◆ Stated problem ◆
Pictures don't belong in the copy; print all the records exactly.

◆ Records for this task ◆

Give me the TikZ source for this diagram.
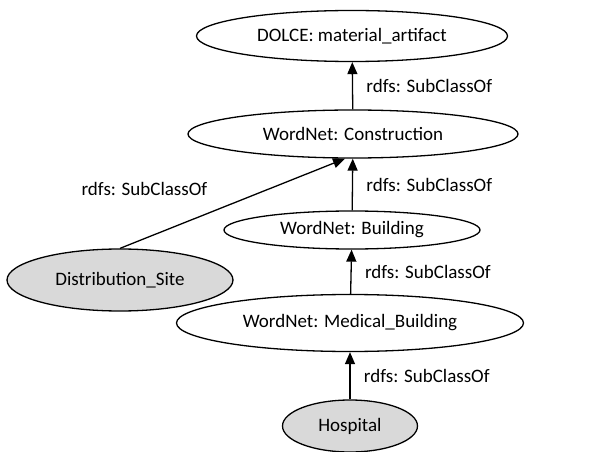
\documentclass[tikz,border=0pt]{standalone}
\usepackage{fontspec}
\setmainfont{Carlito}
\usetikzlibrary{shapes.geometric,arrows.meta}
\tikzstyle{concept} = [ellipse, draw=black, line width=1.3pt, inner sep=0pt, text centered]
\tikzstyle{instance} = [ellipse, draw=black, line width=1.3pt, inner sep=0pt, text centered, fill=gray!30]
\tikzstyle{arrow} = [line width=1.3pt, -{Triangle[length=12pt,width=10pt]}]
\tikzstyle{rel} = [right, xshift=10pt]

\begin{document}
\begin{tikzpicture}[x=1pt, y=-1pt, font=\fontsize{19}{23}\selectfont]
    \useasboundingbox (0,0) rectangle (595,452);
    \node (dolce) [concept, minimum width=311pt, minimum height=51pt] at (352,36) {DOLCE: material\_artifact};
    \node (construction) [concept, minimum width=330pt, minimum height=48pt] at (353,134) {WordNet: Construction};
    \node (building) [concept, minimum width=256pt, minimum height=38pt] at (352,230) {WordNet: Building};
    \node (medical) [concept, minimum width=347pt, minimum height=57pt] at (350,323) {WordNet: Medical\_Building};
    \node (hospital) [instance, minimum width=135pt, minimum height=52pt] at (350,426) {Hospital};
    \node (distsite) [instance, minimum width=226pt, minimum height=62pt] at (120,280) {Distribution\_Site};

    \draw [arrow] (construction) -- node[rel] {rdfs: SubClassOf} (dolce);
    \draw [arrow] (building) -- node[rel] {rdfs: SubClassOf} (construction);
    \draw [arrow] (medical) -- node[rel] {rdfs: SubClassOf} (building);
    \draw [arrow] (hospital) -- node[rel] {rdfs: SubClassOf} (medical);
    \draw [arrow] (distsite.north) -- node[pos=0.45, above left, xshift=-10pt, yshift=8pt] {rdfs: SubClassOf} ([xshift=-8pt]construction.south);
\end{tikzpicture}
\end{document}
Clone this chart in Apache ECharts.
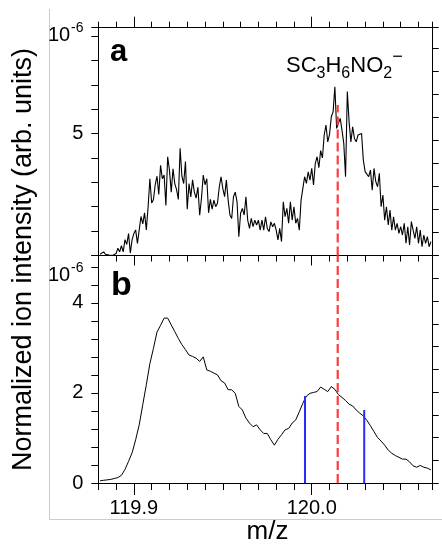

◆ The reply ◆
Give me the TikZ source for this diagram.
\documentclass[tikz,border=0pt]{standalone}
\usepackage{fontspec}
\setmainfont{Carlito}
\usetikzlibrary{shapes.geometric,arrows.meta}
\tikzstyle{concept} = [ellipse, draw=black, line width=1.3pt, inner sep=0pt, text centered]
\tikzstyle{instance} = [ellipse, draw=black, line width=1.3pt, inner sep=0pt, text centered, fill=gray!30]
\tikzstyle{arrow} = [line width=1.3pt, -{Triangle[length=12pt,width=10pt]}]
\tikzstyle{rel} = [right, xshift=10pt]

\begin{document}
\begin{tikzpicture}[x=1pt, y=-1pt, font=\fontsize{19}{23}\selectfont]
    \useasboundingbox (0,0) rectangle (595,452);
    \node (dolce) [concept, minimum width=311pt, minimum height=51pt] at (352,36) {DOLCE: material\_artifact};
    \node (construction) [concept, minimum width=330pt, minimum height=48pt] at (353,134) {WordNet: Construction};
    \node (building) [concept, minimum width=256pt, minimum height=38pt] at (352,230) {WordNet: Building};
    \node (medical) [concept, minimum width=347pt, minimum height=57pt] at (350,323) {WordNet: Medical\_Building};
    \node (hospital) [instance, minimum width=135pt, minimum height=52pt] at (350,426) {Hospital};
    \node (distsite) [instance, minimum width=226pt, minimum height=62pt] at (120,280) {Distribution\_Site};

    \draw [arrow] (construction) -- node[rel] {rdfs: SubClassOf} (dolce);
    \draw [arrow] (building) -- node[rel] {rdfs: SubClassOf} (construction);
    \draw [arrow] (medical) -- node[rel] {rdfs: SubClassOf} (building);
    \draw [arrow] (hospital) -- node[rel] {rdfs: SubClassOf} (medical);
    \draw [arrow] (distsite.north) -- node[pos=0.45, above left, xshift=-10pt, yshift=8pt] {rdfs: SubClassOf} ([xshift=-8pt]construction.south);
\end{tikzpicture}
\end{document}
Clone this chart in Apache ECharts.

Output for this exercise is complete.